Copper prices soared to a record in early May ($10,747 per ton) as stimuli, low-interest rates, and an economic recovery fueled a rally in base metals, along with most commodities. “Prices have since stumbled on concerns the Fed will pull back support, while China is looking to tap state reserves to accelerate its campaign to rein in surging raw material costs,” said Bloomberg.
“Market participants are worried that the U.S. Federal Reserve will signal this week that it intends to tighten its ultra-loose monetary policy,” Daniel Briesemann, an analyst at Commerzbank AG, said in a note. “In addition, the high metals prices appear to be slowing demand in China.”
China’s state planner has also been curbing speculation in commodity markets as domestic producer inflation soars to a 12-year high.

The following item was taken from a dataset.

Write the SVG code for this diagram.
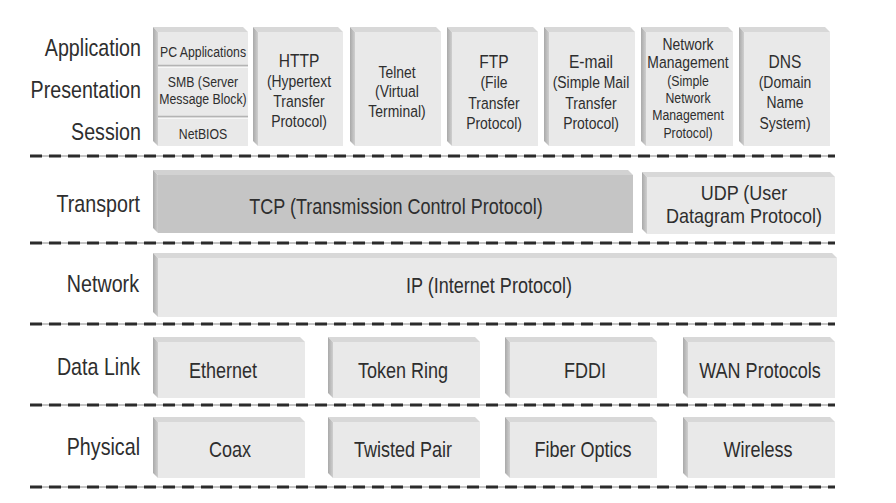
<svg xmlns="http://www.w3.org/2000/svg" width="896" height="503" viewBox="0 0 896 503">
<defs>
<linearGradient id="sideG" x1="0" y1="0" x2="1" y2="0">
<stop offset="0" stop-color="#a9a9a9"/>
<stop offset="1" stop-color="#cfcfcf"/>
</linearGradient>
<style>
.top{fill:#d8d8d8}
.side{fill:url(#sideG)}
.face{fill:#e9e9e9}
.dark .face{fill:#c5c5c5}
.dark .top{fill:#d2d2d2}
.div1{stroke:#b4b4b4;stroke-width:1.5}
.div2{stroke:#f7f7f7;stroke-width:1}
text{font-family:"Liberation Sans",Arial,sans-serif;fill:#2e2e2e}
.lbl{font-size:24px;text-anchor:end}
.big{font-size:22px;text-anchor:middle}
.udp{font-size:20px;text-anchor:middle}
.h19{font-size:19px;text-anchor:middle}
.t17{font-size:17px;text-anchor:middle}
.t15{font-size:15px;text-anchor:middle}
.sepBase{stroke:#8a8a8a;stroke-width:1}
.sepDash{stroke:#2b2b2b;stroke-width:3;stroke-dasharray:12 7}
</style>
</defs>
<rect width="896" height="503" fill="#ffffff"/>

<g id="layer-labels">
<text class="lbl" transform="translate(141 0) scale(.82 1)" y="56">Application</text>
<text class="lbl" transform="translate(141 0) scale(.82 1)" y="98">Presentation</text>
<text class="lbl" transform="translate(141 0) scale(.82 1)" y="140">Session</text>
<text class="lbl" transform="translate(140 0) scale(.82 1)" y="212">Transport</text>
<text class="lbl" transform="translate(139 0) scale(.82 1)" y="292">Network</text>
<text class="lbl" transform="translate(140 0) scale(.82 1)" y="375">Data Link</text>
<text class="lbl" transform="translate(140 0) scale(.82 1)" y="455">Physical</text>
</g>

<g id="pc-smb-netbios">
<polygon class="top" points="153,27 243,27 248,32 158,32"/>
<polygon class="side" points="153,27 158,32 158,146 153,141"/>
<rect class="face" x="158" y="32" width="90" height="114"/>
<line class="div1" x1="158" y1="65.5" x2="248" y2="65.5"/>
<line class="div2" x1="158" y1="67.5" x2="248" y2="67.5"/>
<line class="div1" x1="158" y1="116.5" x2="248" y2="116.5"/>
<line class="div2" x1="158" y1="118.5" x2="248" y2="118.5"/>
<text class="t15" transform="translate(203 0) scale(.82 1)" y="57">PC Applications</text>
<text class="t15" transform="translate(203 0) scale(.82 1)"><tspan x="0" y="87">SMB (Server</tspan><tspan x="0" y="104">Message Block)</tspan></text>
<text class="t15" transform="translate(203 0) scale(.82 1)" y="139">NetBIOS</text>
</g>

<g id="http">
<polygon class="top" points="253,27 338,27 343,32 258,32"/>
<polygon class="side" points="253,27 258,32 258,146 253,141"/>
<rect class="face" x="258" y="32" width="85" height="114"/>
<text class="h19" transform="translate(299 0) scale(.82 1)" y="67">HTTP</text>
<text class="t17" transform="translate(299 0) scale(.82 1)"><tspan x="0" y="87">(Hypertext</tspan><tspan x="0" y="107">Transfer</tspan><tspan x="0" y="127">Protocol)</tspan></text>
</g>

<g id="telnet">
<polygon class="top" points="350,27 436,27 441,32 355,32"/>
<polygon class="side" points="350,27 355,32 355,146 350,141"/>
<rect class="face" x="355" y="32" width="86" height="114"/>
<text class="t17" transform="translate(397 0) scale(.82 1)"><tspan x="0" y="78">Telnet</tspan><tspan x="0" y="97">(Virtual</tspan><tspan x="0" y="117">Terminal)</tspan></text>
</g>

<g id="ftp">
<polygon class="top" points="447,27 533,27 538,32 452,32"/>
<polygon class="side" points="447,27 452,32 452,146 447,141"/>
<rect class="face" x="452" y="32" width="86" height="114"/>
<text class="h19" transform="translate(494 0) scale(.82 1)" y="68">FTP</text>
<text class="t17" transform="translate(494 0) scale(.82 1)"><tspan x="0" y="88">(File</tspan><tspan x="0" y="109">Transfer</tspan><tspan x="0" y="129">Protocol)</tspan></text>
</g>

<g id="email">
<polygon class="top" points="544,27 630,27 635,32 549,32"/>
<polygon class="side" points="544,27 549,32 549,146 544,141"/>
<rect class="face" x="549" y="32" width="86" height="114"/>
<text class="h19" transform="translate(591 0) scale(.82 1)" y="68">E-mail</text>
<text class="t17" transform="translate(591 0) scale(.82 1)"><tspan x="0" y="88">(Simple Mail</tspan><tspan x="0" y="109">Transfer</tspan><tspan x="0" y="129">Protocol)</tspan></text>
</g>

<g id="network-management">
<polygon class="top" points="641,27 728,27 733,32 646,32"/>
<polygon class="side" points="641,27 646,32 646,146 641,141"/>
<rect class="face" x="646" y="32" width="87" height="114"/>
<text class="t17" transform="translate(688 0) scale(.82 1)"><tspan x="0" y="50">Network</tspan><tspan x="0" y="68">Management</tspan></text>
<text class="t15" transform="translate(688 0) scale(.82 1)"><tspan x="0" y="86">(Simple</tspan><tspan x="0" y="103">Network</tspan><tspan x="0" y="120">Management</tspan><tspan x="0" y="138">Protocol)</tspan></text>
</g>

<g id="dns">
<polygon class="top" points="739,27 825,27 830,32 744,32"/>
<polygon class="side" points="739,27 744,32 744,146 739,141"/>
<rect class="face" x="744" y="32" width="86" height="114"/>
<text class="h19" transform="translate(785 0) scale(.82 1)" y="68">DNS</text>
<text class="t17" transform="translate(785 0) scale(.82 1)"><tspan x="0" y="88">(Domain</tspan><tspan x="0" y="108">Name</tspan><tspan x="0" y="129">System)</tspan></text>
</g>

<g id="tcp" class="dark">
<polygon class="top" points="153,170 628,170 633,175 158,175"/>
<polygon class="side" points="153,170 158,175 158,233 153,228"/>
<rect class="face" x="158" y="175" width="475" height="58"/>
<text class="big" transform="translate(396 0) scale(.82 1)" y="214">TCP (Transmission Control Protocol)</text>
</g>

<g id="udp">
<polygon class="top" points="642,172 830,172 835,177 647,177"/>
<polygon class="side" points="642,172 647,177 647,234 642,229"/>
<rect class="face" x="647" y="177" width="188" height="57"/>
<text class="udp" transform="translate(744 0) scale(.9 1)"><tspan x="0" y="200">UDP (User</tspan><tspan x="0" y="223">Datagram Protocol)</tspan></text>
</g>

<g id="ip">
<polygon class="top" points="153,253 832,253 837,258 158,258"/>
<polygon class="side" points="153,253 158,258 158,317 153,312"/>
<rect class="face" x="158" y="258" width="679" height="59"/>
<text class="big" transform="translate(489 0) scale(.82 1)" y="293">IP (Internet Protocol)</text>
</g>

<g id="ethernet">
<polygon class="top" points="153,337 300,337 305,342 158,342"/>
<polygon class="side" points="153,337 158,342 158,398 153,393"/>
<rect class="face" x="158" y="342" width="147" height="56"/>
<text class="big" transform="translate(223 0) scale(.82 1)" y="378">Ethernet</text>
</g>
<g id="token-ring">
<polygon class="top" points="328,337 475,337 480,342 333,342"/>
<polygon class="side" points="328,337 333,342 333,398 328,393"/>
<rect class="face" x="333" y="342" width="147" height="56"/>
<text class="big" transform="translate(403 0) scale(.82 1)" y="378">Token Ring</text>
</g>
<g id="fddi">
<polygon class="top" points="505,337 652,337 657,342 510,342"/>
<polygon class="side" points="505,337 510,342 510,398 505,393"/>
<rect class="face" x="510" y="342" width="147" height="56"/>
<text class="big" transform="translate(585 0) scale(.82 1)" y="378">FDDI</text>
</g>
<g id="wan-protocols">
<polygon class="top" points="683,337 830,337 835,342 688,342"/>
<polygon class="side" points="683,337 688,342 688,398 683,393"/>
<rect class="face" x="688" y="342" width="147" height="56"/>
<text class="big" transform="translate(760 0) scale(.82 1)" y="378">WAN Protocols</text>
</g>

<g id="coax">
<polygon class="top" points="153,417 300,417 305,422 158,422"/>
<polygon class="side" points="153,417 158,422 158,478 153,473"/>
<rect class="face" x="158" y="422" width="147" height="56"/>
<text class="big" transform="translate(230 0) scale(.82 1)" y="457">Coax</text>
</g>
<g id="twisted-pair">
<polygon class="top" points="328,417 475,417 480,422 333,422"/>
<polygon class="side" points="328,417 333,422 333,478 328,473"/>
<rect class="face" x="333" y="422" width="147" height="56"/>
<text class="big" transform="translate(403 0) scale(.82 1)" y="457">Twisted Pair</text>
</g>
<g id="fiber-optics">
<polygon class="top" points="505,417 652,417 657,422 510,422"/>
<polygon class="side" points="505,417 510,422 510,478 505,473"/>
<rect class="face" x="510" y="422" width="147" height="56"/>
<text class="big" transform="translate(583 0) scale(.82 1)" y="457">Fiber Optics</text>
</g>
<g id="wireless">
<polygon class="top" points="683,417 830,417 835,422 688,422"/>
<polygon class="side" points="683,417 688,422 688,478 683,473"/>
<rect class="face" x="688" y="422" width="147" height="56"/>
<text class="big" transform="translate(758 0) scale(.82 1)" y="457">Wireless</text>
</g>

<g id="separators">
<line class="sepBase" x1="30" y1="156" x2="835" y2="156"/>
<line class="sepDash" x1="30" y1="156" x2="835" y2="156"/>
<line class="sepBase" x1="30" y1="243" x2="835" y2="243"/>
<line class="sepDash" x1="30" y1="243" x2="835" y2="243"/>
<line class="sepBase" x1="30" y1="324" x2="835" y2="324"/>
<line class="sepDash" x1="30" y1="324" x2="835" y2="324"/>
<line class="sepBase" x1="30" y1="405" x2="835" y2="405"/>
<line class="sepDash" x1="30" y1="405" x2="835" y2="405"/>
<line class="sepBase" x1="30" y1="487" x2="835" y2="487"/>
<line class="sepDash" x1="30" y1="487" x2="835" y2="487"/>
</g>
</svg>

“The government knows that low material price and high manufactured good price are favorable to the Chinese economy,” said a China-based metals trader told Reuters.
According to Bloomberg, the Yangshan copper premium, a gauge of China’s demand for imports, continues to tumble to levels not seen since 2017. This could indicate that ample supply is flooding markets.
Readers may recall none of this should be surprising considering our ample coverage on China’s credit impulse (the 2nd derivative of the credit stock) turned negative in May. From peak to negative, it only took seven months this time, compared with 9-10 months in the past.
The slowdown in China’s credit has first reached assets driven primarily by the Chinese economy (Chinese bond yields and industrial metals). Next to be impacted are inflation breakevens and sovereign yields in Western economies. The peak correlation for other growth-sensitive assets such as eurozone banks and AUD/JPY arrives with bigger lag of around 4-5 quarters. This result, while logical, is quite significant, as it gives us a playbook for the ebb and flow in Chinese credit impulse.
The bottom line is China’s credit impulse has been in contraction for about a month which has coincided with the latest slump in base metal prices.